Conforme estimativa levantada pela Federação da Religião Afro-brasileira (Afrobras), com sede em Porto Alegre, há cerca de 50 mil templos dedicados à umbanda ou ao batuque em todo o Estado. O número
deles cresce a cada ano, assim como o de lojas especializadas em
artigos religiosos. O fenômeno navega contra a corrente. De 1991 a 2000, de acordo com o censo, a proporção de adeptos de religiões
afro-brasileiras no País caiu de 0,45% para 0,35% da população. Enquanto a maioria das tradições culturais morre à medida que seus praticantes envelhecem, o batuque gaúcho não encontra resistência
nem mesmo entre os jovens. “Na minha sala de aula, quase todo
mundo é batuqueiro”, conta a estudante do ensino médio Fayra Vieira,
17 anos. Acostumada a virar a noite com vestido branco e colar de contas azuis, a filha de Iemanjá aprendeu a cantar em dialeto africano. “Hoje, eles são gravados em CD para que os fiéis possam praticar em casa”, conta Pedro de Oxum. Como a maioria dos babalorixás gaúchos, Pedro confirma a tese da conversão religiosa. Ele estudou em colégio católico, foi coroinha e ia à missa cinco vezes por semana. Hoje, aos
41 anos, Pedro comanda um dos maiores templos de batuque da
capital, além de um site e um programa na TV Guaíba.
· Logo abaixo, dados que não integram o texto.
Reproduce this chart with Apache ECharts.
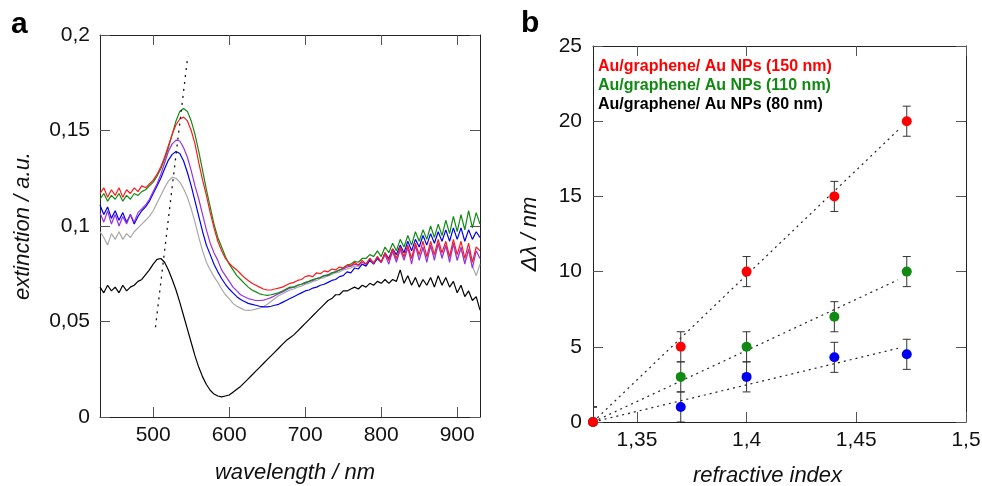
<!DOCTYPE html>
<html>
<head>
<meta charset="utf-8">
<script src="https://cdn.jsdelivr.net/npm/echarts@6/dist/echarts.min.js"></script>
<style>html,body{margin:0;padding:0;background:#fff}#c{width:982px;height:486px}</style>
</head>
<body>
<div id="c"></div>
<script>
// ---------- Panel a: extinction spectra ----------
const wavelength = [430,435,440,445,450,455,460,465,470,475,480,485,490,495,500,505,510,515,520,525,530,535,540,545,550,555,560,565,570,575,580,585,590,595,600,605,610,615,620,625,630,635,640,645,650,655,660,665,670,675,680,685,690,695,700,705,710,715,720,725,730,735,740,745,750,755,760,765,770,775,780,785,790,795,800,805,810,815,820,825,830,835,840,845,850,855,860,865,870,875,880,885,890,895,900,905,910,915,920,925,930];

const extRed = [0.117,0.120,0.115,0.119,0.116,0.120,0.115,0.119,0.117,0.120,
0.118,0.121,0.120,0.122,0.124,0.127,0.131,0.136,0.142,0.148,
0.153,0.156,0.157,0.155,0.150,0.143,0.133,0.124,0.116,0.107,
0.099,0.092,0.087,0.083,0.0805,0.0785,0.077,0.075,0.073,0.0715,
0.070,0.069,0.068,0.067,0.0665,0.0665,0.067,0.0675,0.068,0.069,
0.070,0.0705,0.0715,0.072,0.0735,0.074,0.0735,0.0755,0.075,0.0765,
0.076,0.0775,0.077,0.0785,0.078,0.0795,0.079,0.081,0.0795,0.082,
0.080,0.083,0.0805,0.084,0.081,0.086,0.082,0.088,0.083,0.089,
0.084,0.090,0.083,0.091,0.085,0.092,0.084,0.092,0.085,0.093,
0.086,0.092,0.084,0.093,0.085,0.092,0.083,0.091,0.081,0.089,
0.087];

const extGreen = [0.114,0.117,0.113,0.116,0.114,0.117,0.113,0.116,0.114,0.117,
0.116,0.118,0.119,0.121,0.123,0.126,0.130,0.135,0.141,0.148,
0.155,0.160,0.1615,0.160,0.155,0.148,0.139,0.129,0.119,0.110,
0.101,0.094,0.089,0.084,0.080,0.077,0.074,0.072,0.070,0.068,
0.0665,0.0655,0.0645,0.064,0.0637,0.064,0.0645,0.065,0.066,0.067,
0.068,0.068,0.069,0.0695,0.0705,0.071,0.072,0.0725,0.073,0.074,
0.074,0.0755,0.076,0.077,0.078,0.0795,0.080,0.0815,0.081,0.083,
0.083,0.085,0.084,0.087,0.084,0.089,0.086,0.091,0.087,0.093,
0.089,0.095,0.090,0.097,0.092,0.098,0.093,0.100,0.094,0.101,
0.095,0.103,0.096,0.105,0.097,0.106,0.098,0.108,0.099,0.107,
0.101];

const extPurple = [0.107,0.102,0.108,0.101,0.106,0.100,0.105,0.101,0.106,0.102,
0.107,0.109,0.111,0.114,0.118,0.122,0.127,0.133,0.139,0.143,
0.145,0.1445,0.141,0.136,0.129,0.121,0.114,0.106,0.098,0.091,
0.086,0.082,0.077,0.074,0.071,0.068,0.066,0.064,0.063,0.062,
0.0615,0.061,0.061,0.0612,0.0618,0.0625,0.0635,0.0645,0.0655,0.0665,
0.0675,0.068,0.069,0.0695,0.070,0.071,0.0715,0.0725,0.073,0.074,
0.0745,0.0755,0.076,0.077,0.0775,0.0785,0.079,0.080,0.0795,0.081,
0.080,0.083,0.0805,0.084,0.081,0.085,0.080,0.087,0.081,0.088,
0.082,0.089,0.080,0.090,0.082,0.089,0.081,0.090,0.082,0.091,
0.083,0.090,0.081,0.091,0.082,0.089,0.080,0.088,0.078,0.087,
0.083];

const extBlue = [0.111,0.106,0.110,0.104,0.108,0.103,0.107,0.102,0.106,0.101,
0.105,0.108,0.110,0.113,0.117,0.121,0.125,0.130,0.1345,0.1375,
0.139,0.138,0.134,0.128,0.121,0.113,0.105,0.097,0.090,0.085,
0.080,0.076,0.0725,0.0695,0.067,0.065,0.063,0.0615,0.0605,0.0595,
0.059,0.0585,0.058,0.0577,0.0577,0.058,0.0585,0.059,0.060,0.061,
0.062,0.063,0.064,0.065,0.066,0.0665,0.0675,0.068,0.069,0.0695,
0.0705,0.0715,0.072,0.0735,0.074,0.076,0.0755,0.078,0.0775,0.080,
0.079,0.082,0.080,0.083,0.081,0.086,0.083,0.088,0.085,0.090,
0.086,0.092,0.087,0.093,0.089,0.095,0.090,0.096,0.091,0.097,
0.092,0.098,0.092,0.099,0.093,0.099,0.092,0.098,0.093,0.097,
0.094];

const extGray = [0.097,0.094,0.090,0.096,0.093,0.097,0.093,0.096,0.094,0.097,
0.099,0.101,0.103,0.105,0.108,0.112,0.116,0.120,0.1235,0.1255,
0.125,0.123,0.1195,0.115,0.109,0.102,0.094,0.087,0.081,0.077,
0.0735,0.0705,0.067,0.064,0.062,0.0595,0.058,0.057,0.056,0.0558,
0.056,0.0565,0.057,0.0577,0.059,0.0605,0.062,0.0635,0.0645,0.0655,
0.0665,0.067,0.068,0.0685,0.0695,0.070,0.071,0.0715,0.0725,0.073,
0.074,0.0745,0.0755,0.076,0.077,0.0775,0.078,0.079,0.079,0.080,
0.080,0.082,0.081,0.083,0.081,0.085,0.082,0.086,0.082,0.087,
0.083,0.088,0.083,0.089,0.084,0.088,0.083,0.089,0.084,0.090,
0.084,0.089,0.083,0.090,0.082,0.088,0.081,0.087,0.079,0.074,
0.080];

const extBlack = [0.068,0.065,0.069,0.066,0.068,0.065,0.069,0.066,0.068,0.069,
0.071,0.072,0.0745,0.077,0.080,0.0825,0.083,0.081,0.077,0.072,
0.0665,0.060,0.053,0.046,0.039,0.032,0.026,0.021,0.017,0.014,
0.012,0.011,0.0105,0.011,0.0115,0.013,0.0145,0.016,0.018,0.020,
0.022,0.024,0.026,0.028,0.030,0.032,0.034,0.036,0.038,0.040,
0.0415,0.043,0.045,0.047,0.049,0.051,0.053,0.055,0.057,0.059,
0.061,0.062,0.064,0.064,0.066,0.066,0.067,0.068,0.067,0.069,
0.068,0.070,0.069,0.071,0.070,0.072,0.070,0.072,0.071,0.077,
0.070,0.074,0.069,0.073,0.068,0.072,0.069,0.073,0.068,0.074,
0.069,0.073,0.068,0.071,0.065,0.069,0.063,0.066,0.061,0.063,
0.056];

// dotted guide through the peak maxima
const guideX = [503, 545.5];
const guideY = [0.047, 0.189];

const aTicksX = [500, 600, 700, 800, 900];
const aTicksY = [0, 0.05, 0.1, 0.15, 0.2];

// ---------- Panel b: shift vs refractive index ----------
const refIndex = [1.33, 1.37, 1.40, 1.44, 1.473];
const shift150 = [0, 5, 10, 15, 20];
const err150 = [1, 1, 1, 1, 1];
const shift110 = [0, 3, 5, 7, 10];
const err110 = [1, 1, 1, 1, 1];
const shift80 = [0, 1, 3, 4.3, 4.5];
const err80 = [1, 1, 1, 1, 1];

const fitX = [1.33, 1.469];
const fit150 = [0, 19.4];
const fit110 = [0, 9.45];
const fit80 = [0, 4.9];

const bTicksX = [1.35, 1.4, 1.45, 1.5];
const bTicksY = [0, 5, 10, 15, 20, 25];

const labels = ['Au/graphene/ Au NPs (150 nm)', 'Au/graphene/ Au NPs (110 nm)', 'Au/graphene/ Au NPs (80 nm)'];

// ---------- build ----------
const FF = '"Liberation Sans", Arial, Helvetica, sans-serif';
const comma = v => String(+v.toFixed(4)).replace('.', ',');
const pts = arr => wavelength.map((w, i) => [w, arr[i]]);
const pair = (xs, ys) => xs.map((x, i) => [x, ys[i]]);
const withErr = (ys, es) => refIndex.map((x, i) => [x, ys[i], es[i]]);

const tickStyle = {inside: true, length: 10, lineStyle: {color: '#555', width: 1}};
const lineAx = {show: true, onZero: false, lineStyle: {color: '#222', width: 1}};
const lblStyle = {fontSize: 21, color: '#111', fontFamily: FF};
const nameStyle = {fontSize: 22, fontStyle: 'italic', color: '#111', fontFamily: FF};

function specLine(name, arr, color) {
  return {name, type: 'line', xAxisIndex: 0, yAxisIndex: 0, data: pts(arr),
    showSymbol: false, symbol: 'none', lineStyle: {color, width: 1.2}, itemStyle: {color}, silent: true};
}

function errBars(name, ys, es) {
  return {name, type: 'custom', xAxisIndex: 2, yAxisIndex: 2, data: withErr(ys, es), clip: true, z: 3,
    renderItem: (params, api) => {
      const x = api.value(0), y = api.value(1), e = api.value(2);
      const t = api.coord([x, y + e]), b = api.coord([x, y - e]);
      const hw = 4, st = {stroke: '#333', lineWidth: 1};
      return {type: 'group', children: [
        {type: 'line', shape: {x1: t[0], y1: t[1], x2: b[0], y2: b[1]}, style: st},
        {type: 'line', shape: {x1: t[0] - hw, y1: t[1], x2: t[0] + hw, y2: t[1]}, style: st},
        {type: 'line', shape: {x1: b[0] - hw, y1: b[1], x2: b[0] + hw, y2: b[1]}, style: st}
      ]};
    }};
}
function fitLine(xs, ys) {
  return {type: 'line', xAxisIndex: 2, yAxisIndex: 2, data: pair(xs, ys), showSymbol: false, symbol: 'none',
    lineStyle: {color: '#222', width: 1.2, type: [2, 4]}, z: 2, silent: true};
}
function dots(name, ys, color) {
  return {name, type: 'scatter', xAxisIndex: 2, yAxisIndex: 2, data: pair(refIndex, ys), symbol: 'circle',
    symbolSize: 10, itemStyle: {color, opacity: 1}, clip: false, z: 5};
}

const option = {
  animation: false,
  backgroundColor: '#fff',
  grid: [
    {left: 100, top: 35, width: 380, height: 382, containLabel: false, outerBoundsMode: 'none'},
    {left: 593, top: 46, width: 373, height: 376, containLabel: false, outerBoundsMode: 'none'}
  ],
  xAxis: [
    {gridIndex: 0, type: 'value', min: 430, max: 930, position: 'bottom', axisLine: lineAx,
      axisTick: Object.assign({customValues: aTicksX}, tickStyle),
      axisLabel: Object.assign({customValues: aTicksX, margin: 8}, lblStyle), splitLine: {show: false},
      name: 'wavelength / nm', nameLocation: 'middle', nameGap: 45,
      nameTextStyle: Object.assign({padding: [0, 0, 0, 10]}, nameStyle)},
    {gridIndex: 0, type: 'value', min: 430, max: 930, position: 'top', axisLine: lineAx,
      axisTick: Object.assign({customValues: aTicksX}, tickStyle), axisLabel: {show: false}, splitLine: {show: false}},
    {gridIndex: 1, type: 'value', min: 1.33, max: 1.5, position: 'bottom', axisLine: lineAx,
      axisTick: Object.assign({customValues: bTicksX}, tickStyle),
      axisLabel: Object.assign({customValues: bTicksX, margin: 8, formatter: comma}, lblStyle), splitLine: {show: false},
      name: 'refractive index', nameLocation: 'middle', nameGap: 43,
      nameTextStyle: Object.assign({padding: [0, 24, 0, 0]}, nameStyle)},
    {gridIndex: 1, type: 'value', min: 1.33, max: 1.5, position: 'top', axisLine: lineAx,
      axisTick: Object.assign({customValues: bTicksX}, tickStyle), axisLabel: {show: false}, splitLine: {show: false}}
  ],
  yAxis: [
    {gridIndex: 0, type: 'value', min: 0, max: 0.2, position: 'left', axisLine: lineAx,
      axisTick: Object.assign({customValues: aTicksY}, tickStyle),
      axisLabel: Object.assign({customValues: aTicksY, margin: 10, formatter: comma}, lblStyle), splitLine: {show: false},
      name: 'extinction / a.u.', nameLocation: 'middle', nameGap: 66, nameTextStyle: nameStyle},
    {gridIndex: 0, type: 'value', min: 0, max: 0.2, position: 'right', axisLine: lineAx,
      axisTick: Object.assign({customValues: aTicksY}, tickStyle), axisLabel: {show: false}, splitLine: {show: false}},
    {gridIndex: 1, type: 'value', min: 0, max: 25, position: 'left', axisLine: lineAx,
      axisTick: Object.assign({customValues: bTicksY}, tickStyle),
      axisLabel: Object.assign({customValues: bTicksY, margin: 11}, lblStyle), splitLine: {show: false},
      name: 'Δλ / nm', nameLocation: 'middle', nameGap: 52, nameTextStyle: nameStyle},
    {gridIndex: 1, type: 'value', min: 0, max: 25, position: 'right', axisLine: lineAx,
      axisTick: Object.assign({customValues: bTicksY}, tickStyle), axisLabel: {show: false}, splitLine: {show: false}}
  ],
  graphic: [
    {type: 'text', left: 11, top: 10, style: {text: 'a', font: 'bold 30px ' + FF, fill: '#000'}},
    {type: 'text', left: 521, top: 9, style: {text: 'b', font: 'bold 30px ' + FF, fill: '#000'}},
    {type: 'text', left: 598, top: 59, style: {text: labels[0], font: 'bold 16px ' + FF, fill: '#ff0000'}},
    {type: 'text', left: 598, top: 78, style: {text: labels[1], font: 'bold 16px ' + FF, fill: '#108a10'}},
    {type: 'text', left: 598, top: 97, style: {text: labels[2], font: 'bold 16px ' + FF, fill: '#000'}}
  ],
  series: [
    specLine('black', extBlack, '#000000'),
    specLine('gray', extGray, '#a8a8a8'),
    specLine('blue', extBlue, '#0000ee'),
    specLine('purple', extPurple, '#9a30e6'),
    specLine('green', extGreen, '#118a11'),
    specLine('red', extRed, '#ff1a1a'),
    {type: 'line', xAxisIndex: 0, yAxisIndex: 0, data: pair(guideX, guideY), showSymbol: false, symbol: 'none',
      lineStyle: {color: '#111', width: 1.3, type: [2, 5]}, silent: true, z: 4},
    fitLine(fitX, fit150), fitLine(fitX, fit110), fitLine(fitX, fit80),
    errBars(labels[2], shift80, err80), errBars(labels[1], shift110, err110), errBars(labels[0], shift150, err150),
    dots(labels[2], shift80, '#0000ee'),
    dots(labels[1], shift110, '#118a11'),
    dots(labels[0], shift150, '#ff0000')
  ]
};

const chart = echarts.init(document.getElementById('c'), null, {renderer: 'canvas'});
chart.setOption(option);
</script>
</body>
</html>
Simplicidade – Mas não é preciso internet nem televisão para atrair adeptos. “O africanismo cresce no Rio Grande do Sul porque é mais simples. Nossas divindades vêm até nós, não ficam escondidas em um plano superior”, resume Genezi de Araújo, conhecida como Mãe Iara e dona de um centro de umbanda. Foi esta sua experiência pessoal: “Quando era menina, tinha uns ataques que todo mundo pensava ser epilepsia. Fui a vários médicos, até que uma vizinha sugeriu que eu visitasse um terreiro. Era apenas meu caboclo tentando se manifestar”, conta. “Sempre que recebia um passe durante a seção, voltava para casa tranquila”, diz. A mesma tranquilidade exala dos olhinhos da
pequena Júlia Eggers Rehbein, de apenas três meses, que toda semana visita o centro de Mãe Iara. Às vezes, dorme nos braços de um médium, alheia ao cheiro de charuto e incenso. “Minha família não gosta, mas trago a Júlia toda terça-feira, desde a primeira semana de vida”, conta a mãe, Carla Eggers, 30 anos, uma loira de olhos claros. A família,como muitas no Estado, é alemã, luterana até a raiz dos cabelos. Santo de casa não faz mesmo milagre.